From Bugzilla Helper: User-Agent: Mozilla/5.0 (compatible; Konqueror/3.3; Linux) (KHTML, like Gecko) Description of problem: It would be nice to have redundant quorum partitions. As for now, both are MANDATORY for cluster services to start. But what if i have two delocalized storage arrays, Oracle 10g with ASM (datafiles mirroring) and want the cluster to run even if one of them is broken/unpowered/stolen-by-martians ? Say: /dev/sda resides on array 1 in Rome /dev/sdb resides on array 2 in Paris if Rome gets hit by a meteor the surviving cluster nodes will not start anymore. Version-Release number of selected component (if applicable): How reproducible: Always Steps to Reproduce: 1.Make one of the quorum raw devices unavailable 2.service clumanager start Actual Results: Starting Red Hat Cluster Manager... Starting Quorum Daemon: Message from syslogd@dbrhs2 at Wed Dec 22 08:33:46 2004 ... dbrhs2 cluquorumd[6538]: <emerg> Not Starting Cluster Manager: Shared State Error: Bad file descriptor Unable to open /dev/raw/raw2 read/write. initSharedFD: unable to validate partition /dev/raw/raw2. Configuration error? [FAILED] Expected Results: Starting Red Hat Cluster Manager... Starting Quorum Daemon: [ OK ] Additional info:
Are you intending to use back-end (e.g. storage-handled) data replication? If so, simply mirror both quorum partitions as well. Note that disaster tolerance (e.g. site-disaster) doesn't currently work without manual intervention. That is, you can mirror all of the data (as long as the cluster members' hostnames and service IP addresses can be the same in both locations) and run the cluster in either place. When site A fails, an administrator must (a) prevent site A from restarting the cluster services and (b) start the cluster services at site B. In future releases of Cluster Suite, quorum partitions will not be required. Evaluating for future enhancement.

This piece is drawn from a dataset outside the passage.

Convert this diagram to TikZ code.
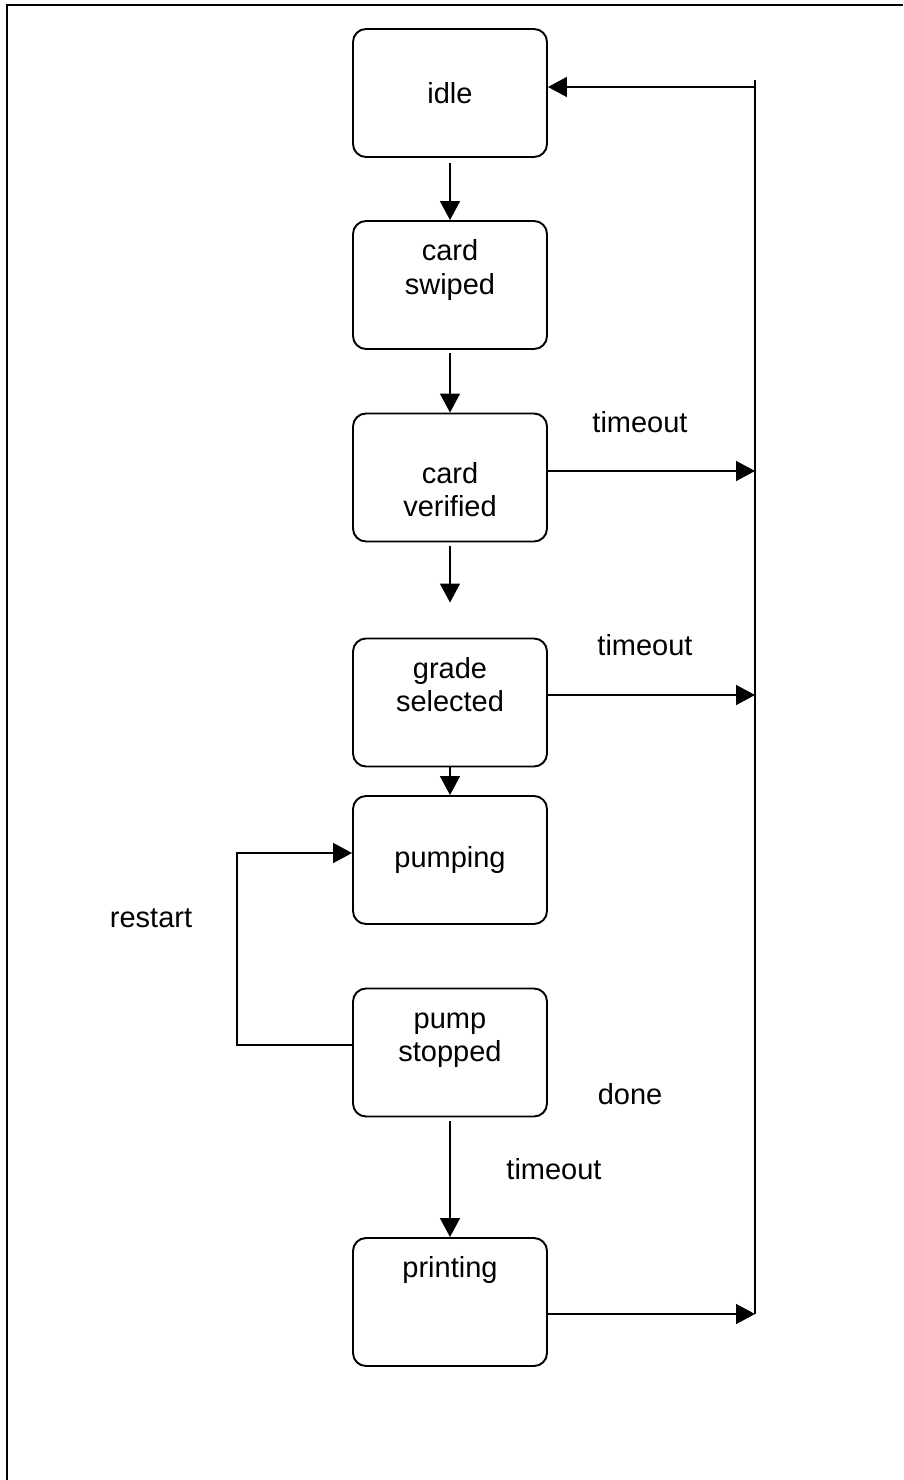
\documentclass[tikz,border=0pt]{standalone}
\usepackage{fontspec}
\setmainfont{Liberation Sans}
\usetikzlibrary{arrows.meta,positioning}

\tikzset{
    state/.style   = {draw, line width=1.1pt, rounded corners=0.26cm,
                      minimum width=3.88cm, minimum height=2.56cm,
                      align=center, inner sep=0pt},
    txtup/.style   = {text height=31pt, text depth=20.5pt},
    txtdown/.style = {text height=48pt, text depth=3.5pt},
    txttop/.style  = {text depth=40pt},
    trans/.style   = {line width=0.85pt, -{Triangle[length=0.38cm, width=0.4cm]}},
    bus/.style     = {line width=0.9pt}
}

\begin{document}
\begin{tikzpicture}[node distance = 3.85cm, on grid, font=\fontsize{16.5}{19}\selectfont]
                \useasboundingbox (0,0) rectangle (18.06,-29.6);
                \draw[line width=1.2pt] (0.14,-29.6) -- (0.14,-0.1) -- (18.06,-0.1);

                \node[state]                                  (idle)     at (9,-1.86) {idle};
                \node[state, txtup, below = 3.84cm of idle]   (swiped)   {card\\swiped};
                \node[state, txtdown, below = of swiped]      (verified) {card\\verified};
                \node[state, txtup, below = 4.5cm of verified](grade)    {grade\\selected};
                \node[state, below = 3.15cm of grade]         (pumping)  {pumping};
                \node[state, txtup, below = of pumping]       (stopped)  {pump\\stopped};
                \node[state, txttop, below = 4.99cm of stopped](printing) {printing};

                % return line to idle
                \coordinate (bustop) at (15.1,-1.6);
                \coordinate (busidle) at (15.1,-1.74);
                \coordinate (busend) at ([yshift=-0.24cm]printing.east -| bustop);
                \draw[bus] (bustop) -- (busend);

                \draw[trans] (busidle) -- (busidle -| idle.east);
                \draw[trans, shorten <=0.1cm] (idle) -- (swiped);
                \draw[trans, shorten <=0.06cm] (swiped) -- (verified);
                \draw[trans, shorten <=0.08cm, shorten >=0.7cm] (verified) -- (grade);
                \draw[trans] (grade) -- (pumping);
                \draw[trans, shorten <=0.08cm] (stopped) -- (printing);

                \draw[trans] ([yshift=0.13cm]verified.east) -- ([yshift=0.13cm]verified.east -| bustop);
                \draw[trans] ([yshift=0.15cm]grade.east) -- ([yshift=0.15cm]grade.east -| bustop);
                \draw[trans] ([yshift=-0.24cm]printing.east) -- (busend);
                \draw[trans] ([yshift=0.15cm]stopped.west) -- ++(-2.3,0) |- ([yshift=0.14cm]pumping.west);

                \node (t_1)  at (12.8,-8.44)  {timeout};
                \node (t_2)  at (12.9,-12.9)  {timeout};
                \node (rst)  at (3.02,-18.36) {restart};
                \node (done) at (12.6,-21.88) {done};
                \node (t_3)  at (11.08,-23.38) {timeout};
\end{tikzpicture}
\end{document}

No back-end data replication is available. I don't matter about Data, as it's managed by Oracle 10g Advanced Storage Management. I have 2 node and 2 arrays: node1 and array1 in site A and node2 and array2 in site B: sda -> quorum on array1 (raw1) sdb -> ASM data on array1 sdc -> quorum on array2 (raw2) sdd -> ASM data on array2 if either sites fail (fire, blackout, meteor) the node in the other site also fails (can't reach one of the quorum partition). I've resolved it this way: sda -> Linux raid autodetect on array1 sdb -> Linux raid autodetect on array1 sdc -> ASM data on array1 sdd -> Linux raid autodetect on array2 sde -> Linux raid autodetect on array2 sdf -> ASM data on array2 md0 -> RAID1 (sda sdd) -> quorum partition (raw1) md1 -> RAID1 (sdb sde) -> quorum partition (raw2) seems to work but md is not cluster aware; i am prone to incosistency between nodes :-( maybe using an md as raw pretects me from inconsistency ? Thanks
I don't think MD as raw will entirely fix this situation. However, if you're not actually sharing data (and the only shared data is the shared clumanager partitions themselves), the chances of an inconsistency should be very low (or nonexistent). Clumanager only shares small pieces of data, and those pieces are typically protected by a lock. (That said, running clumanager atop of MD or software LVM partitions is not supported. What is needed for this to work properly is a clustered LVM.)
Clustered LVM is available for RHEL4, and RHEL4 doesn't use shared partitions for state information. Since they're not required any longer, I'm closing this against RHCS3.